Quel fantasma del merito nella riforma della giustizia

Anche quella della Giustizia sarà una mezza riforma se non troveremo il modo di premiare chi fa presto e bene il suo lavoro. Questo criterio di valutazione è il merito, il convitato di pietra nella perenne discussione sulle riforme in Italia. Anni di tronfio egualitarismo postsessantottino impediscono di comprendere il reale valore del merito nel rendere le nostre istituzioni più efficienti, si parli di giustizia, istruzione o dell’intera pubblica amministrazione.

Una cattiva sociologia continua a deprimere la selezione dei talenti su base meritocratica, con l’unico risultato di avere un esercito di laureati con centodieci e lode che poi si rivelano incapaci di modernizzare il nostro Paese, perché geneticamente abituati a subordinarsi a logiche di appartenenza corporative e di schieramento tipiche degli antichi regimi, piuttosto che ad agire secondo il principio ordinatore della moderna società liberale, il merito per l’appunto.
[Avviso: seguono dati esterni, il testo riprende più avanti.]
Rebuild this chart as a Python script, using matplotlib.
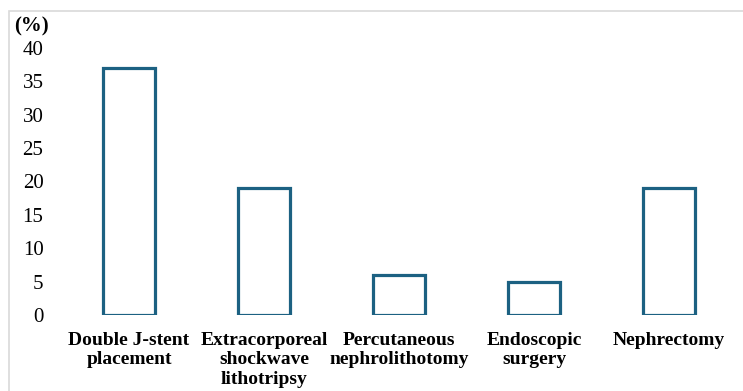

La logica della produttività, dell’efficienza e dei risultati, del va avanti chi è bravo e del chi sbaglia paga.

Reinquadrando da questo punto di vista le arcinote disfunzioni della giustizia penale italiana probabilmente avremmo la soluzione a tanti problemi sul tappeto: la separazione delle carriere, ops, delle ‘funzioni’ dei magistrati; la riforma del Csm che giace alla Camera perché il problema non è tanto quello del sistema di voto da trovare per riformarne la composizione bensì degli strumenti necessari a giudicare in modo indipendente i magistrati, in particolare quelli che sbagliano prendendo provvedimenti ingiustificati; il che si porta dietro la proposta della responsabilità civile diretta a tutela dei cittadini dagli errori giudiziari e dall’abuso di strumenti come la carcerazione preventiva.

In attesa di capire se si faranno i referendum o se ne pagheremo ancora una volta il costo, e aspettando che il Parlamento si decida a dare seguito alle parole pronunciate dal presidente Mattarella nel suo secondo discorso di insediamento – quando il Capo dello Stato ha detto che “è indispensabile che le riforme annunciate giungano con immediatezza a compimento” – ripartiamo dalla meritocrazia. Non dalle lobby o dall’anzianità di carriera ma dal talento e dalla competenza, questi fantasmi che si aggirano nelle riforme all’italiana.